Tianna Hawkins bounced back in a big way to finish with 17 points. She sparked the Mystics late in the third quarter, scoring eight consecutive points with two 3-pointers and a fast-break layup that turned a 61-59 deficit into a 67-61 lead for Washington. 

Atkins, the seventh-pick in this year’s WNBA Draft, led the Mystics with 20 points.

 While the points were key against the Dream, Atkins hustle was the difference. She had six rebounds in the third quarter. Veteran Kristi Toliver, a member of the Sparks championship team in 2016, added 19 points. Delle Donne had another double-double (14 points, 11 rebounds).

Natasha Cloud, the Mystics’ emotional leader, had seven rebounds, five assists and seven points in 32 minutes. It was Cloud’s fifth game with at least five assists. 

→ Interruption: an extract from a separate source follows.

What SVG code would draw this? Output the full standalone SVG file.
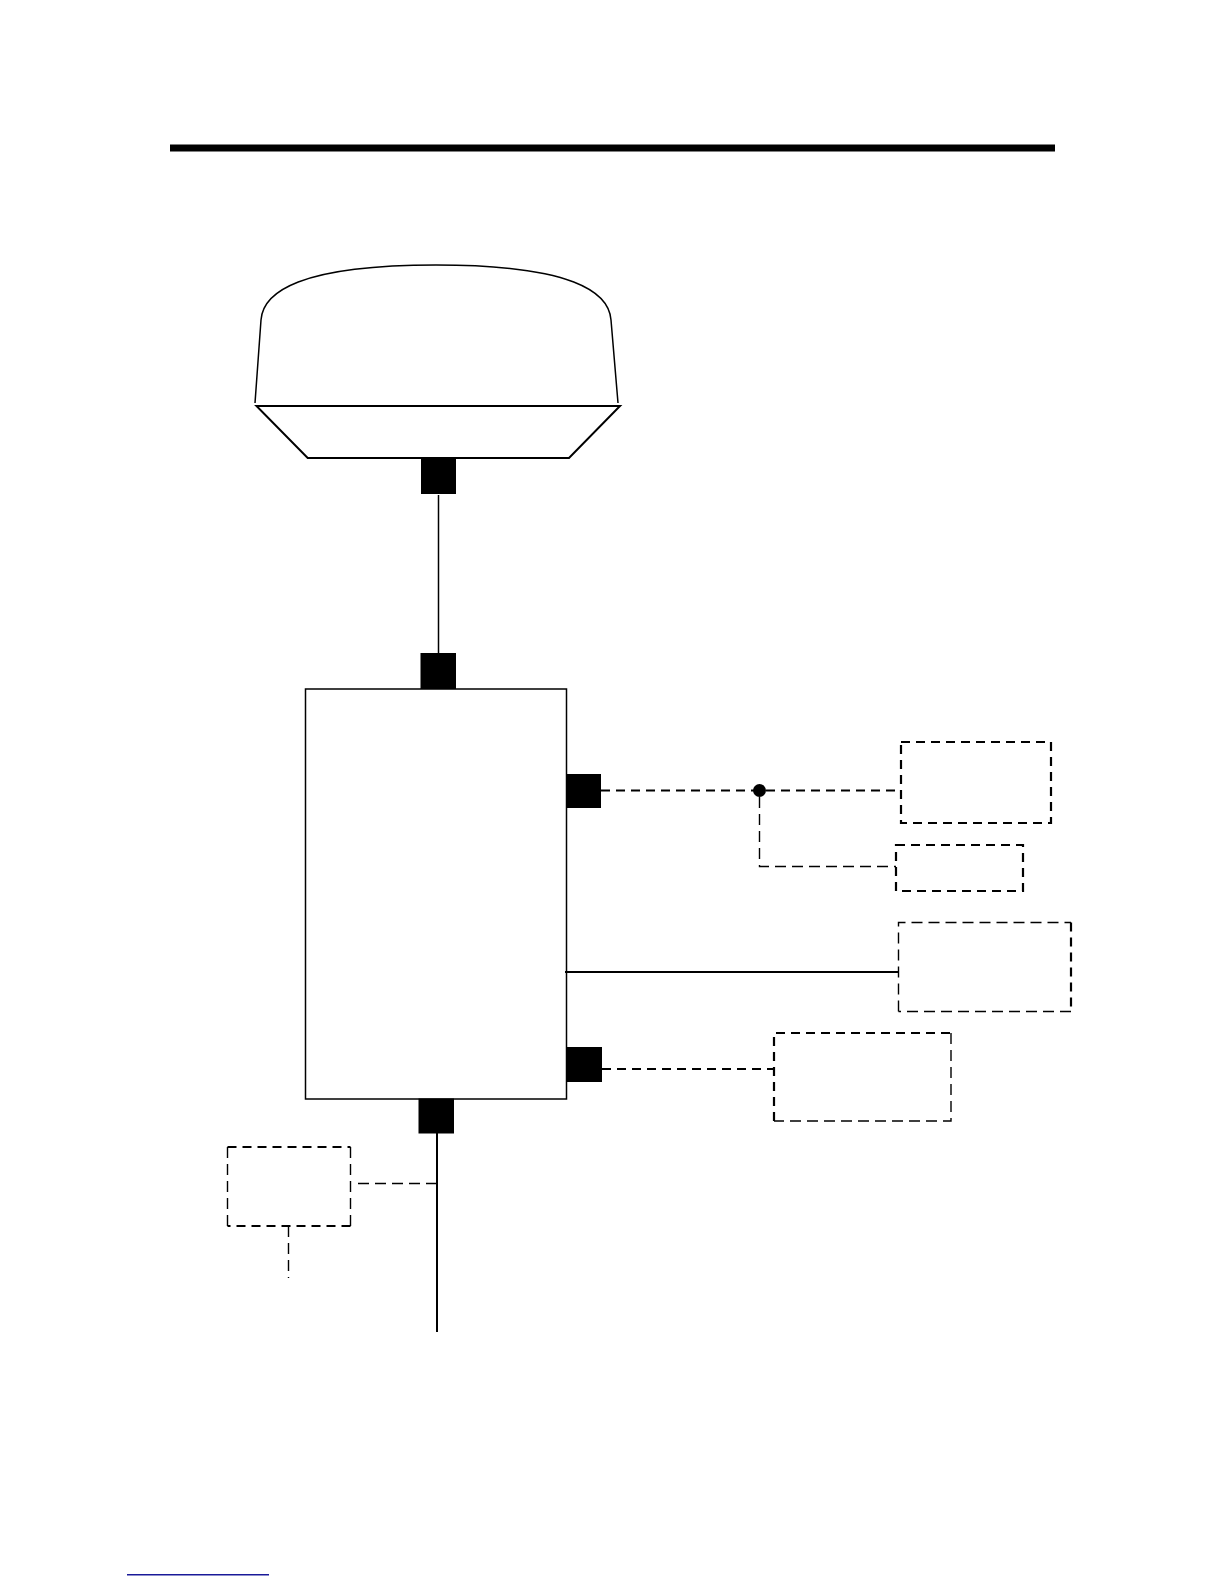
<svg xmlns="http://www.w3.org/2000/svg" width="1224" height="1584" viewBox="0 0 1224 1584">
<style>
.s{fill:none;stroke:#000;stroke-width:1.5}
.w{fill:none;stroke:#000;stroke-width:2}
.p{fill:#000}
.d2{fill:none;stroke:#000;stroke-width:2.2;stroke-dasharray:9 6}
.d1{fill:none;stroke:#000;stroke-width:1.4;stroke-dasharray:11 6}
</style>
<rect width="1224" height="1584" fill="#fff"/>
<rect id="title-rule" x="170" y="144.500" width="885" height="7" fill="#000"/>
<rect id="footer-rule" x="127" y="1574" width="142" height="1.500" fill="#1a1a99"/>
<g id="connectors">
<path class="s" d="M438.500 495V653"/>
<path class="d2" d="M601 790.500H900.500"/>
<path class="d1" d="M759.500 797V866.500H896"/>
<path class="w" d="M565 972H898"/>
<path class="d2" d="M602 1069H774"/>
<path class="w" d="M437 1133V1332"/>
<path class="d1" d="M437 1183.500H354"/>
<path class="d1" d="M288.500 1226V1278"/>
</g>
<g id="radome">
<path class="s" d="M255 403L261 320C263 292 300 265 436 265C572 265 609 292 611 320L618 403"/>
<path class="w" d="M256.500 406H620L569 458H307.700Z"/>
</g>
<rect id="radome-port" class="p" x="421" y="458" width="35" height="36"/>
<g id="main-unit">
<rect class="s" x="305.500" y="689" width="261" height="410"/>
</g>
<rect id="port-top" class="p" x="420.500" y="653" width="35.500" height="36"/>
<rect id="port-right-1" class="p" x="566" y="774" width="35" height="34"/>
<rect id="port-right-2" class="p" x="566" y="1047" width="36" height="35"/>
<rect id="port-bottom" class="p" x="418.500" y="1098.500" width="35.500" height="35"/>
<circle id="junction" class="p" cx="759.500" cy="790.500" r="6.500"/>
<g id="box-a"><rect class="d2" x="901" y="742" width="150" height="81"/></g>
<g id="box-b"><rect class="d2" x="896" y="845" width="127" height="46"/></g>
<g id="box-c"><path class="d1" d="M898.500 1011.500V922.500H1071"/><path class="d2" d="M1071 922.500V1011.500"/><path class="d1" d="M1071 1011.500H898.500"/></g>
<g id="box-d"><path class="d2" d="M774 1121V1033H951"/><path class="d1" d="M951 1033V1121H774"/></g>
<g id="box-e"><path class="d2" d="M227.500 1147H350.500"/><path class="d1" d="M350.500 1147V1226"/><path class="d2" d="M350.500 1226H227.500"/><path class="d1" d="M227.500 1226V1147"/></g>
</svg>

Cloud, the Saint Joseph’s grad out of Cardinal O’Hara in the Philly suburbs, played a game this year with a kidney stone. Latoya Sanders conquered anemia during preseason and missed a few games at the start of the year. 

The Mystics had a team meeting after a 26-point loss to Connecticut in its final contest before the WNBA All-Star Game. Washington won eight consecutive games immediately after the All-Star game to earn the No. 3 seed. 

“Take pride in your defense,” said Toliver of the message of the meeting. “We talked specifically about four things we were going to do, and we have done them. I think we stick to that. We kind of make a commitment to one another and we do that, and we put ourselves in a good position.”

Following a regular season game against the Dallas Wings on August 12, Cloud spoke of her belief in her teammates that they can do something special.

“I texted Elena on our off day after we came back from Phoenix on a red-eye,” Cloud said. “My body feels like it got hit by a truck, I am super sleepy and I am hangry. 

“But all I could think about was we can do this. We are a good team and this league is open enough. This could be our year to bring a championship back to D.C. We are all in that belief right now and we’re speaking it into existence.” 

Three more wins and Cloud’s vision will be a reality.